A narrative about a relationship should never belong to just one party. If your daughter doesn't recognise herself in the description, it's not because she's wrong. It's because relationships look different depending on where you stand.
That's why reports in SAMRUM are symmetrical. Friction is always described as a loop – A affects B, B affects A – never as an accusation. And both parties can see the report about their relationship. Not the other person's individual answers.
How visibility works in SAMRUM
- Raw answers are always private. No other family members can see what you answered. Not even parents.
- Sharing requires participation. A relationship report requires both parties to have taken the test.
- Teenagers' answers are private. A teenager's individual answers remain their own – and they decide who can see their profile.
Privacy between family members
There's an important difference between transparency and surveillance. Parents should be able to see how the relationship works. They should not be able to see what their teenager answered on question 17.
Raw answers are private. Always. Even in a family. Especially in a family.
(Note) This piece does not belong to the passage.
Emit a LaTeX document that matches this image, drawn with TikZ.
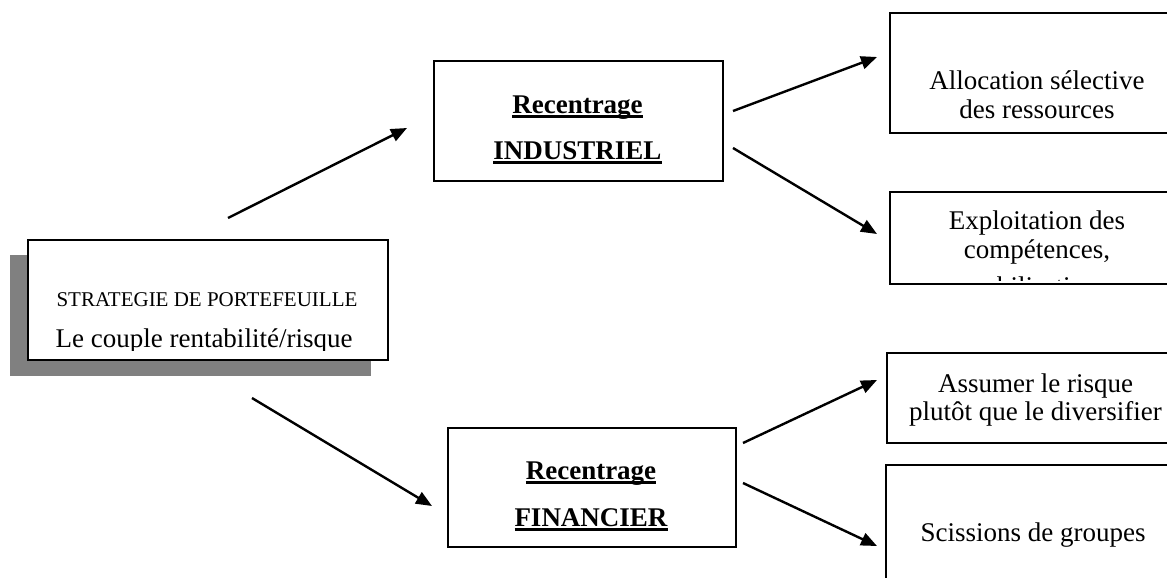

It's tempting to think: "We share everything." But you don't. And you shouldn't. Privacy is not a sign of distance – it's a sign of respect. A teenager who knows her answers are her own answers honestly. A teenager who suspects mum is reading along answers strategically. And the strategic version is worthless.
The right to disagree
The final ethical dimension might be the most important: the right to say "that's not right."
AI is not infallible. It describes probabilities, not truths. And when it describes a relationship, both parties should have the right to say: "That's not how I experience it."
That right shouldn't just exist in principle. It should be visible. Easy to access. And taken seriously.
Because ethics in AI isn't just about data security. It's about who has power over the story. And in a family, that power should never rest with an algorithm – but with the people it's about.